What's a "security hole"? How do you determine the fines? Where do you draw the line for burden of responsibility? If someone discovers a giant global issue in a common industry standard library, like Heartbleed, or the Log4J vulnerability, and uses it against you first, were you responsible for not discovering that vulnerability and mitigating it ahead of time? Why?

> such fines can be used for rewards.

So we're back to the award allocation problem.

> This creates an actual market for penetration testing that includes more than just the handful of big tech companies willing to participate.

Yes, if you can figure out how to determine the value of a vulnerability, the value of a breach, and the value of a reward.

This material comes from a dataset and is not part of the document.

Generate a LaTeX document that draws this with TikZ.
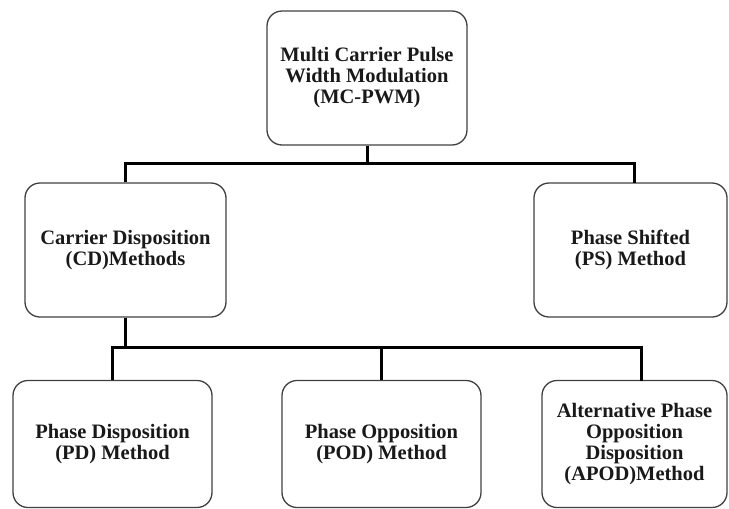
\documentclass[tikz,border=0pt]{standalone}
\usepackage{fontspec}
\setmainfont{Liberation Serif}
\begin{document}
\begin{tikzpicture}[x=1pt,y=-1pt,
  box/.style={draw=black!75, line width=1.3pt, rounded corners=15pt, align=center,
    inner sep=0pt, font=\fontsize{20.5pt}{21pt}\selectfont\bfseries, text=black!90},
  conn/.style={draw=black, line width=3pt}]
\useasboundingbox (0,0) rectangle (729,509);
\node[box, minimum width=200pt, minimum height=134pt] (top) at (367,78)
  {Multi Carrier Pulse\\Width Modulation\\(MC-PWM)};
\node[box, minimum width=201pt, minimum height=134pt] (cd) at (125.5,250)
  {Carrier Disposition\\(CD)Methods};
\node[box, minimum width=193pt, minimum height=134pt] (ps) at (630.5,250)
  {Phase Shifted\\(PS) Method};
\node[box, minimum width=199pt, minimum height=127pt] (pd) at (112.5,444)
  {Phase Disposition\\(PD) Method};
\node[box, minimum width=199pt, minimum height=127pt] (pod) at (381.5,444)
  {Phase Opposition\\(POD) Method};
\node[box, minimum width=185pt, minimum height=127pt] (apod) at (634.5,444)
  {Alternative Phase\\Opposition\\Disposition\\(APOD)Method};
\coordinate (j1) at (367,163);
\coordinate (psin) at (634,183);
\coordinate (apodin) at (641,380.5);
\draw[conn] (top.south) -- (j1);
\draw[conn] (cd.north) |- (j1) -| (psin);
\draw[conn] (cd.south) -- ++(0,31);
\draw[conn] (pd.north) -- ++(0,-32) -| (apodin);
\draw[conn] (pod.north) -- ++(0,-32);
\end{tikzpicture}
\end{document}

You have correctly identified there is more complexity to this than is addressable in a HN comment. Are you asking me to write the laws and design a government-operated pentesting platform right here?

It's pretty clear whatever security 'strategy' we're using right now doesn't work. I'm subscribed to Troy Hunt's breach feed and it's basically weekly now that another 10M, 100M records are leaked. It seems foolish to continue like this. If governments want to take threats seriously a new strategy is needed that mobilises security experts and dishes out proper penalties.


> You have correctly identified there is more complexity to this than is addressable in a HN comment. Are you asking me to write the laws and design a government-operated pentesting platform right here?

My goal was to learn whether there was an insight beyond "we should take the thing that doesn't work and move it into the government where it can continue to not work," because I'd find that interesting.